VOLUME_QUANTUM = Decimal("0.001")   # kWh-level precision on MWh quantities

def coerce_money(raw_price: str, raw_volume: str) -> tuple[Decimal, Decimal]:
    try:
        price = Decimal(str(raw_price))
        volume = Decimal(str(raw_volume)).quantize(VOLUME_QUANTUM, rounding=ROUND_HALF_EVEN)
    except InvalidOperation as exc:
        raise ValueError(f"non_decimal_financial_field:{exc}") from exc
    if volume < 0:
        raise ValueError("negative_volume")
    return price, volume

3. Run cross-field and regulatory checks

Structural validity is not enough — a record can be well-typed and still violate a market rule. Verify that the delivery date is an open settlement date, that the transaction_code is in the NAESB enum, and that price and product are mutually consistent.
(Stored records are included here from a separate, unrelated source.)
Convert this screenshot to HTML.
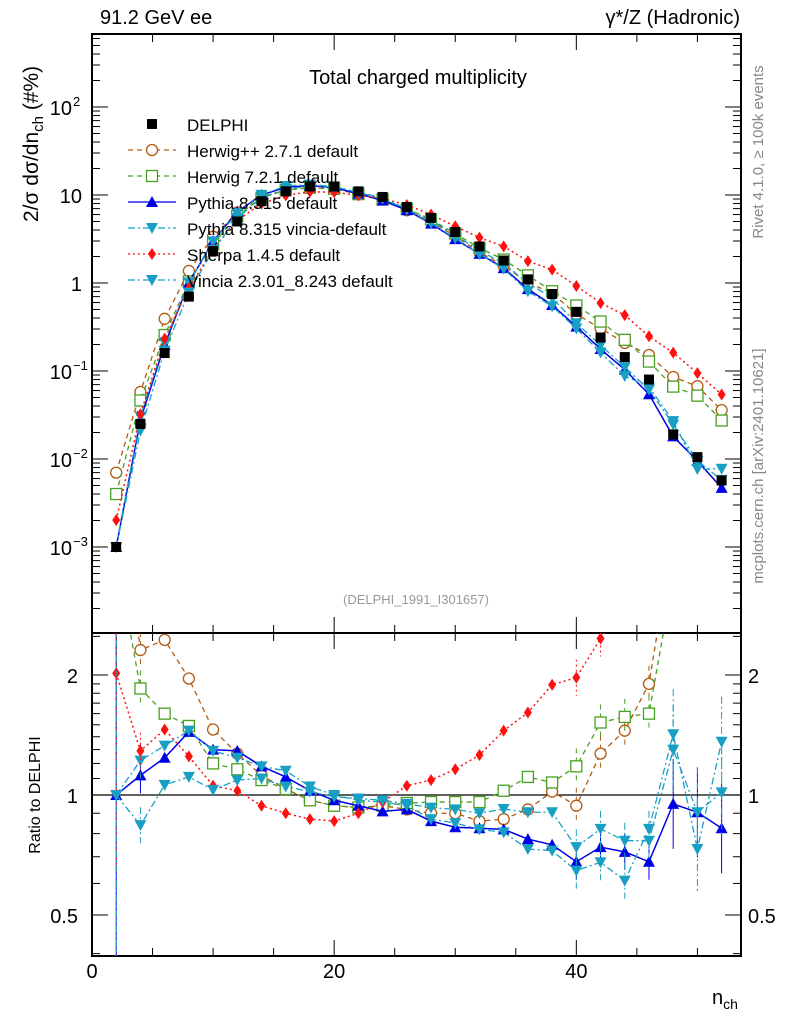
<!DOCTYPE html>
<html><head><meta charset="utf-8">
<style>
body{margin:0;background:#fff;}
svg{display:block;font-family:"Liberation Sans",sans-serif;}
</style></head>
<body>
<svg id="c" width="786" height="1024" xmlns="http://www.w3.org/2000/svg"></svg>
<script>
const nch = [2,4,6,8,10,12,14,16,18,20,22,24,26,28,30,32,34,36,38,40,42,44,46,48,50,52];
const delphi = [0.001,0.025,0.16,0.7,2.3,5,8.5,11,12.5,12.5,11,9.5,7.3,5.5,3.8,2.6,1.8,1.1,0.75,0.47,0.24,0.144,0.08,0.019,0.0105,0.0057];
const rHerwigpp = [7,2.31,2.45,1.96,1.46,1.27,1.12,1.035,0.97,0.94,0.93,0.94,0.92,0.9,0.9,0.86,0.87,0.92,1.02,0.94,1.27,1.45,1.9,4.5,6.4,6.3];
const rHerwig7 = [4,1.85,1.6,1.49,1.2,1.16,1.09,1.035,0.97,0.94,0.93,0.94,0.955,0.96,0.96,0.96,1.025,1.11,1.075,1.18,1.52,1.57,1.6,3.5,5,4.8];
const rPythia = [1,1.12,1.24,1.44,1.3,1.29,1.18,1.11,1.025,0.97,0.94,0.91,0.92,0.86,0.83,0.825,0.82,0.775,0.75,0.68,0.74,0.72,0.68,0.95,0.905,0.825];
const rPyVincia = [1,1.22,1.33,1.45,1.29,1.24,1.18,1.15,1.05,1.0,0.97,0.96,0.94,0.87,0.85,0.82,0.806,0.732,0.725,0.646,0.678,0.61,0.822,1.42,0.732,1.36];
const rSherpa = [2.02,1.29,1.46,1.25,1.055,1.025,0.94,0.9,0.87,0.86,0.9,0.96,1.055,1.09,1.16,1.26,1.45,1.61,1.89,1.97,2.47,3.0,3.1,8.5,9,9.5];
const rVincia = [1,0.84,1.06,1.11,1.03,1.09,1.1,1.05,1.02,0.99,0.98,0.97,0.95,0.93,0.92,0.9,0.922,0.905,0.905,0.74,0.822,0.768,0.768,1.3,0.905,1.015];
const legendLabels = ["DELPHI","Herwig++ 2.7.1 default","Herwig 7.2.1 default","Pythia 8.315 default","Pythia 8.315 vincia-default","Sherpa 1.4.5 default","Vincia 2.3.01_8.243 default"];

const NS="http://www.w3.org/2000/svg";
const svg=document.getElementById('c');
function el(tag,attrs,parent){const e=document.createElementNS(NS,tag);for(const k in attrs)e.setAttribute(k,attrs[k]);(parent||svg).appendChild(e);return e;}
const L=92,R=741,T=34,MB=633,RB=956;
const X=n=>L+(n-0)*(R-L)/53.6;
const YM=v=>283-88*Math.log10(v);
const YR=r=>795-120*Math.log2(r);

const defs=el('defs',{});
const cp1=el('clipPath',{id:'cm'},defs);el('rect',{x:L,y:T,width:R-L,height:MB-T},cp1);
const cp2=el('clipPath',{id:'cr'},defs);el('rect',{x:L,y:MB,width:R-L,height:RB-MB},cp2);

const f1=el('rect',{x:L,y:T,width:R-L,height:MB-T,fill:'none',stroke:'#000','stroke-width':2});

const f2=el('rect',{x:L,y:MB,width:R-L,height:RB-MB,fill:'none',stroke:'#000','stroke-width':2});


for(let n=0;n<=53;n+=5){
  const len=(n%20===0)?16:8,x=X(n);
  for(const [y0,d] of [[T,1],[MB,-1],[MB,1],[RB,-1]]) el('line',{x1:x,x2:x,y1:y0,y2:y0+d*len,stroke:'#000','stroke-width':1});
}
[0,20,40].forEach(n=>{const t=el('text',{x:X(n),y:978,'font-size':20,'text-anchor':'middle'});t.textContent=n;
});
for(let e=-4;e<=2;e++){for(let m=1;m<10;m++){const v=m*Math.pow(10,e);const y=YM(v);if(y<T||y>MB)continue;const len=m===1?16:8;
 el('line',{x1:L,x2:L+len,y1:y,y2:y,stroke:'#000'});el('line',{x1:R,x2:R-len,y1:y,y2:y,stroke:'#000'});}}
const ylab=[[2,'10','2'],[1,'10',''],[0,'1',''],[-1,'10','−1'],[-2,'10','−2'],[-3,'10','−3']];
ylab.forEach(([e,b,s])=>{const t=el('text',{x:s?72:82,y:YM(Math.pow(10,e))+8,'font-size':20,'text-anchor':'end'});t.textContent=b;
 
 if(s){const u=el('text',{x:73,y:YM(Math.pow(10,e))-1,'font-size':13});u.textContent=s;}});
[0.4,0.5,0.6,0.7,0.8,0.9,1,1.1,1.2,1.3,1.4,1.5,1.6,1.7,1.8,1.9,2,2.5].forEach(r=>{const y=YR(r);if(y<MB||y>RB)return;const len=(r===0.5||r===1||r===2)?16:8;
 el('line',{x1:L,x2:L+len,y1:y,y2:y,stroke:'#000'});el('line',{x1:R,x2:R-len,y1:y,y2:y,stroke:'#000'});});
[[2,'2'],[1,'1'],[0.5,'0.5']].forEach(([r,s])=>{
 const a=el('text',{x:78,y:YR(r)+8,'font-size':20,'text-anchor':'end'});a.textContent=s;
 
 const b=el('text',{x:748,y:YR(r)+8,'font-size':20});b.textContent=s;
 });
el('line',{x1:L,x2:R,y1:YR(1),y2:YR(1),stroke:'#000','stroke-width':1.2});

function marker(g,type,x,y,col){
 const s=5;
 if(type==='sq')el('rect',{x:x-s,y:y-s,width:2*s,height:2*s,fill:'#000'},g);
 else if(type==='circ')el('circle',{cx:x,cy:y,r:5.5,fill:'#fff',stroke:col,'stroke-width':1.3},g);
 else if(type==='osq')el('rect',{x:x-5.5,y:y-5.5,width:11,height:11,fill:'#fff',stroke:col,'stroke-width':1.3},g);
 else if(type==='tri')el('polygon',{points:`${x},${y-6} ${x-6},${y+5} ${x+6},${y+5}`,fill:col},g);
 else if(type==='dtri')el('polygon',{points:`${x},${y+6} ${x-6},${y-5} ${x+6},${y-5}`,fill:col},g);
 else if(type==='dia')el('polygon',{points:`${x},${y-6} ${x-4},${y} ${x},${y+6} ${x+4},${y}`,fill:col},g);
}
const series=[
 {name:'herwigpp',r:rHerwigpp,col:'#b05a10',dash:'5,4',m:'circ',w:1.3},
 {name:'herwig7',r:rHerwig7,col:'#48a020',dash:'5,4',m:'osq',w:1.3},
 {name:'pythia',r:rPythia,col:'#0000e8',dash:'',m:'tri',w:1.5},
 {name:'pythia-vincia',r:rPyVincia,col:'#18a0c4',dash:'7,3,2,3',m:'dtri',w:1.3},
 {name:'sherpa',r:rSherpa,col:'#ff1010',dash:'2,3',m:'dia',w:1.5},
 {name:'vincia',r:rVincia,col:'#18a0c4',dash:'7,3,2,3',m:'dtri',w:1.3}
];
series.forEach(s=>{
 const gm=el('g',{'clip-path':'url(#cm)'});
 
 const vals=nch.map((n,i)=>delphi[i]*s.r[i]);
 el('polyline',{points:nch.map((n,i)=>X(n)+','+YM(vals[i])).join(' '),fill:'none',stroke:s.col,'stroke-width':s.w,'stroke-dasharray':s.dash},gm);
 nch.forEach((n,i)=>marker(gm,s.m,X(n),YM(vals[i]),s.col));
 const gr=el('g',{'clip-path':'url(#cr)'});
 
 el('polyline',{points:nch.map((n,i)=>X(n)+','+YR(s.r[i])).join(' '),fill:'none',stroke:s.col,'stroke-width':s.w,'stroke-dasharray':s.dash},gr);
 nch.forEach((n,i)=>{const y=YR(s.r[i]);const e=n===2?200:(n>=48?45:(n>=40||n===4)?18:4);
  el('line',{x1:X(n),x2:X(n),y1:y-e,y2:y+e,stroke:s.col,'stroke-width':1,'stroke-dasharray':s.dash},gr);
  marker(gr,s.m,X(n),y,s.col);});
});
const gd=el('g',{'clip-path':'url(#cm)'});

nch.forEach((n,i)=>marker(gd,'sq',X(n),YM(delphi[i]),'#000'));

const lm=['sq','circ','osq','tri','dtri','dia','dtri'];
const lc=['#000','#b05a10','#48a020','#0000e8','#18a0c4','#ff1010','#18a0c4'];
const ld=['','5,4','5,4','','7,3,2,3','2,3','7,3,2,3'];
legendLabels.forEach((lab,i)=>{
 const y=124+26*i;const g=el('g',{});
 
 if(i>0)el('line',{x1:128,x2:176,y1:y,y2:y,stroke:lc[i],'stroke-width':1.3,'stroke-dasharray':ld[i]},g);
 marker(g,lm[i],152,y,lc[i]);
 const t=el('text',{x:187,y:y+7,'font-size':17},g);t.textContent=lab;
});

function txt(x,y,s,attrs,name){const t=el('text',Object.assign({x:x,y:y},attrs));t.textContent=s;return t;}
txt(100,24,'91.2 GeV ee',{'font-size':20},'energy-label');
txt(740,24,'γ*/Z (Hadronic)',{'font-size':20,'text-anchor':'end'},'process-label');
txt(418,84,'Total charged multiplicity',{'font-size':20,'text-anchor':'middle'},'plot-title');
txt(416,604,'(DELPHI_1991_I301657)',{'font-size':13,'text-anchor':'middle',fill:'#999'},'analysis-id');
txt(0,0,'Rivet 4.1.0, ≥ 100k events',{'font-size':15,fill:'#888','text-anchor':'middle',transform:'translate(763,152) rotate(-90)'},'rivet-label');
txt(0,0,'mcplots.cern.ch [arXiv:2401.10621]',{'font-size':15,fill:'#888','text-anchor':'middle',transform:'translate(763,466) rotate(-90)'},'mcplots-label');
const yl=txt(0,0,'',{'font-size':21,transform:'translate(38,222) rotate(-90)'},'y-axis-title');
yl.innerHTML='2/σ   dσ/dn<tspan font-size="15" dy="5">ch</tspan><tspan dy="-5"> (#%)</tspan>';
txt(0,0,'Ratio to DELPHI',{'font-size':16,'text-anchor':'middle',transform:'translate(40,795) rotate(-90)'},'ratio-axis-title');
const xl=txt(712,1004,'',{'font-size':20},'x-axis-title');
xl.innerHTML='n<tspan font-size="14" dy="5">ch</tspan>';
</script>
</body></html>
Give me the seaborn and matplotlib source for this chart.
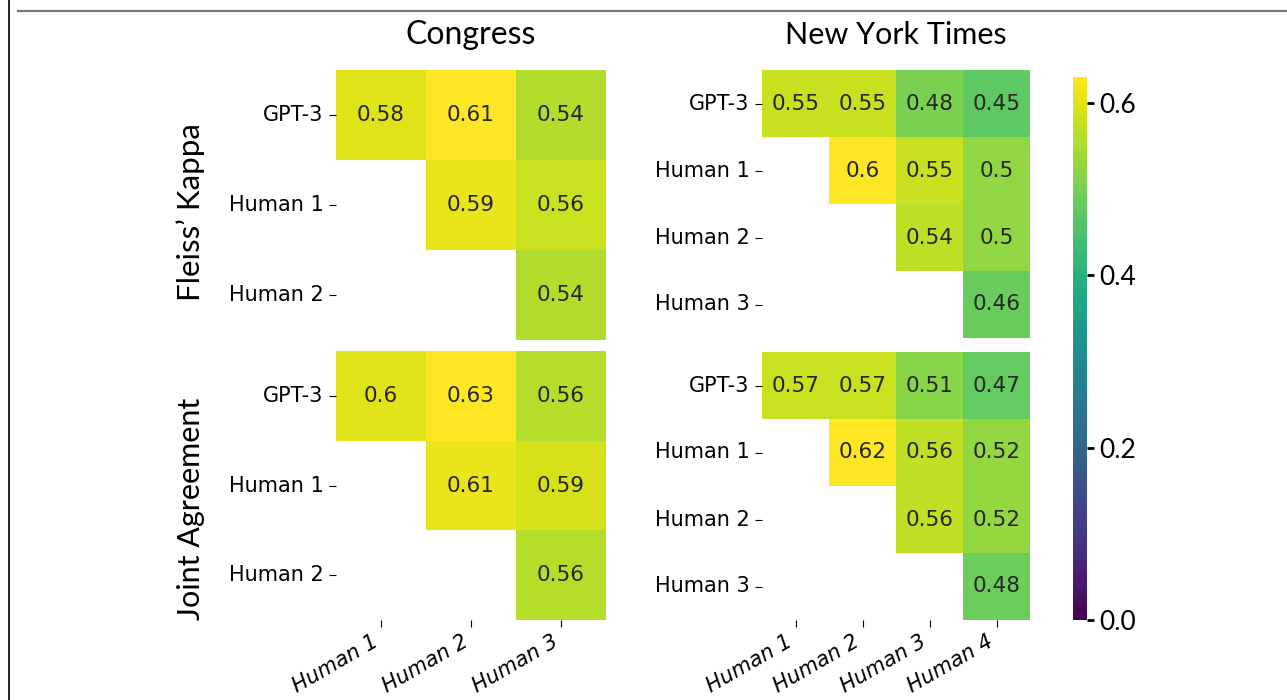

NAESB_TX_CODES = {"BUY", "SELL", "TRANSFER", "CURTAIL"}

def validate_business_rules(record: TradeRecord, open_dates: set) -> None:
    if record.transaction_code not in NAESB_TX_CODES:
        raise ValueError(f"unknown_transaction_code:{record.transaction_code}")
    if record.delivery_period_start.date() not in open_dates:
        raise ValueError("delivery_date_outside_open_settlement_window")
    # A CURTAIL leg with positive volume is internally inconsistent.
    if record.transaction_code == "CURTAIL" and record.volume_mwh > 0:
        raise ValueError("curtailment_with_positive_volume")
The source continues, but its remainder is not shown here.